Deep-seated cultural and historical factors lie behind China's failure to prevent Tibetans from perpetuating their independence movement from one generation to another.
With a 2,100-year-old tradition that has merged religion with matters of state, Tibetans have found Peking's enforcement of atheistic communism particularly repugnant.
Harsh Chinese rule has intensified Tibetan political opposition and enmity. Peking has acknowledged that during the Cultural Revolution (1966-76) Chinese Red Guards destroyed thousands of lamaseries. The Dalai Lama, Tibet's self-exiled spiritual and political leader, estimates that Peking has consolidated its control by killing some 1.2 million Tibetans.
Many Tibetans also remain alienated from China because they speak a different language and observe different traditions. Moreover, Tibetans show an awareness of the erstwhile kingdom's discrete, 1,500-year-old history - an awareness that tends to fuel resentment of Peking.
For most of the 8th century, Tibet extended more than 2,000 miles, from the Pamirs and Samarkand in the west to the captured Chinese capital of Xian in the east. In later periods (prior to the 1950 Chinese invasion and annexation), Tibet either enjoyed full independence or maintained nothing closer than a tributary tie with China.
Consequently, many Tibetans, speaking euphemistically, say they do not deal with Chinese from the heart. ``When we talk to the Chinese,'' one young Tibetan in Lhasa said, ``we do so only from the neck up.''
But Peking, for its part, has given no indications that it will ease its grip on Lhasa, much less consider the Tibetan appeal for greater autonomy.

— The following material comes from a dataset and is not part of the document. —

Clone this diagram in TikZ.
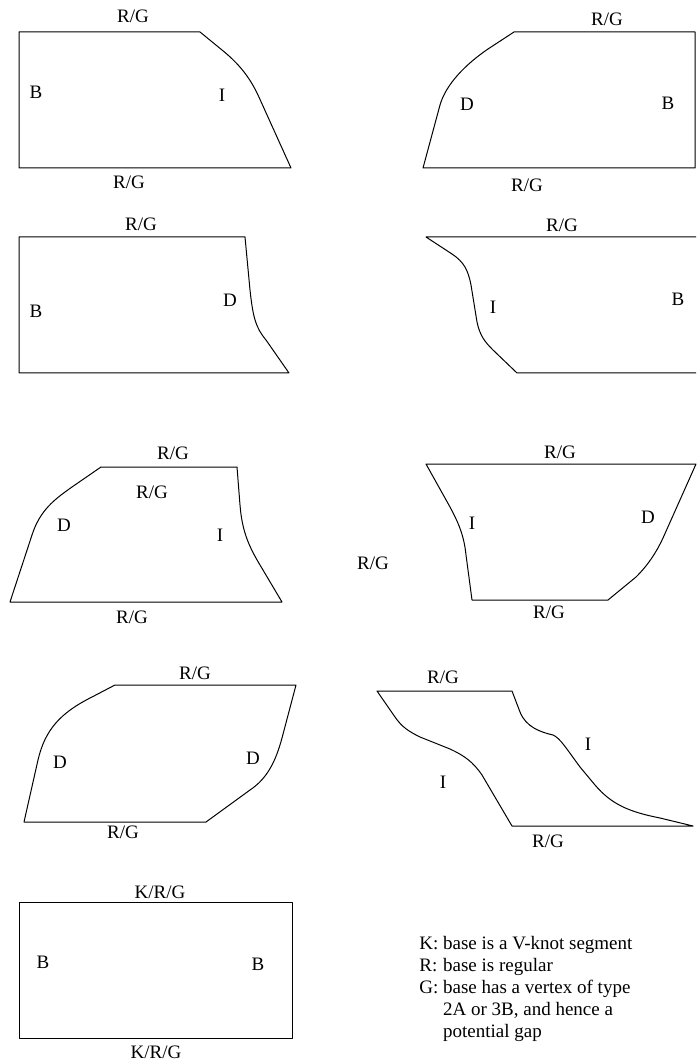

Quashing sporadic demonstrations since Sept. 27, Police have killed at least seven Tibetans and arrested more than 120 monks and an undetermined number of other Tibetans.
Moreover, Peking has flown into Lhasa some 1,000 crack Chinese militia reinforcements armed with AK-47 rifles and electric-powered prods. The militia has proved more professional and decisive than the Lhasa police.
On the propaganda front, Peking has labeled the independence movement futile and reaffirmed its claim that it has ruled Tibet since the 13th century. And it has sought to discourage outside support for Tibet, expressing ``strong indignation'' Oct. 7 over a non-binding United States Senate amendment that condemned Peking for human rights violations in Tibet.
Chinese Minister of Justice Zou Yu early this month termed claims that officials have violated the human rights of Tibetans ``sinister slander.'' In an interview with the New China News Agency he denied that Peking has jailed some 20,000 Tibetans in 84 prisons in the region as reported by US author and Tibetan expert John Avedon. Rather, Mr. Zou said Tibet has just one prison and two labor camps with a total of 970 inmates, 27 of whom are serving sentences as ``counterrevolutionaries.''
(But Amnesty International reported that Chinese authorities have jailed dissidents in two prisons in Lhasa alone. The prisons include Drapchi, where one of Tibet's most well-known activists for independence, Geshe Lobsang Wangchuk, is serving an 18-year sentence for advocating a non-violent struggle against Chinese rule.)